EXERCISE BRIEF.
Your task is to copy every line of this material exactly.

━━━ DATA ━━━

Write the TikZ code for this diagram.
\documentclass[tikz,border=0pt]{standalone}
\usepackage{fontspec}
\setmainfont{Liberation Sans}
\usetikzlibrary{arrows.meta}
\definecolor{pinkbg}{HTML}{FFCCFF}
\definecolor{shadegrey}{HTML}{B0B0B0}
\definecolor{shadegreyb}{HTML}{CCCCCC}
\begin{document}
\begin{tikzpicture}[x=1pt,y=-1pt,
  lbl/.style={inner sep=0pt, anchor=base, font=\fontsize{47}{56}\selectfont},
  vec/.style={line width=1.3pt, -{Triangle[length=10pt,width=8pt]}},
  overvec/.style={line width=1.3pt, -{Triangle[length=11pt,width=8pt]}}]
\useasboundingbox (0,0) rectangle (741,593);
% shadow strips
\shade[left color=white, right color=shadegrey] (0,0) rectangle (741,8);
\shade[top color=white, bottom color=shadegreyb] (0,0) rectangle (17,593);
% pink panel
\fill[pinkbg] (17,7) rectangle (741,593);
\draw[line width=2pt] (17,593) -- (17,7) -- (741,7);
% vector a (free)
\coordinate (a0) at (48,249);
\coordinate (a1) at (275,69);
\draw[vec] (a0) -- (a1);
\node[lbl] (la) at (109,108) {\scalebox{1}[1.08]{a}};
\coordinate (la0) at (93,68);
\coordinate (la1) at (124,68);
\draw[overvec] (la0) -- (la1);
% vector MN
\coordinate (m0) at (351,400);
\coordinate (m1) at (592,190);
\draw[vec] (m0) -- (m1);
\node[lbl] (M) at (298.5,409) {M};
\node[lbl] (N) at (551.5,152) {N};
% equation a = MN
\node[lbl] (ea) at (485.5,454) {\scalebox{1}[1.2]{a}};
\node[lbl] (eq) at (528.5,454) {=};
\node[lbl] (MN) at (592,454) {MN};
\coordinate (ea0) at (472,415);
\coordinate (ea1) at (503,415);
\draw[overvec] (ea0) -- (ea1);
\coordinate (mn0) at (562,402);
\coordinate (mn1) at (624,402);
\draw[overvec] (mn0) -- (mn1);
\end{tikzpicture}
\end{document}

━━━

REPLY TO THE EXERCISE.
Write the TikZ code for this diagram.
\documentclass[tikz,border=0pt]{standalone}
\usepackage{fontspec}
\setmainfont{Liberation Sans}
\usetikzlibrary{arrows.meta}
\definecolor{pinkbg}{HTML}{FFCCFF}
\definecolor{shadegrey}{HTML}{B0B0B0}
\definecolor{shadegreyb}{HTML}{CCCCCC}
\begin{document}
\begin{tikzpicture}[x=1pt,y=-1pt,
  lbl/.style={inner sep=0pt, anchor=base, font=\fontsize{47}{56}\selectfont},
  vec/.style={line width=1.3pt, -{Triangle[length=10pt,width=8pt]}},
  overvec/.style={line width=1.3pt, -{Triangle[length=11pt,width=8pt]}}]
\useasboundingbox (0,0) rectangle (741,593);
% shadow strips
\shade[left color=white, right color=shadegrey] (0,0) rectangle (741,8);
\shade[top color=white, bottom color=shadegreyb] (0,0) rectangle (17,593);
% pink panel
\fill[pinkbg] (17,7) rectangle (741,593);
\draw[line width=2pt] (17,593) -- (17,7) -- (741,7);
% vector a (free)
\coordinate (a0) at (48,249);
\coordinate (a1) at (275,69);
\draw[vec] (a0) -- (a1);
\node[lbl] (la) at (109,108) {\scalebox{1}[1.08]{a}};
\coordinate (la0) at (93,68);
\coordinate (la1) at (124,68);
\draw[overvec] (la0) -- (la1);
% vector MN
\coordinate (m0) at (351,400);
\coordinate (m1) at (592,190);
\draw[vec] (m0) -- (m1);
\node[lbl] (M) at (298.5,409) {M};
\node[lbl] (N) at (551.5,152) {N};
% equation a = MN
\node[lbl] (ea) at (485.5,454) {\scalebox{1}[1.2]{a}};
\node[lbl] (eq) at (528.5,454) {=};
\node[lbl] (MN) at (592,454) {MN};
\coordinate (ea0) at (472,415);
\coordinate (ea1) at (503,415);
\draw[overvec] (ea0) -- (ea1);
\coordinate (mn0) at (562,402);
\coordinate (mn1) at (624,402);
\draw[overvec] (mn0) -- (mn1);
\end{tikzpicture}
\end{document}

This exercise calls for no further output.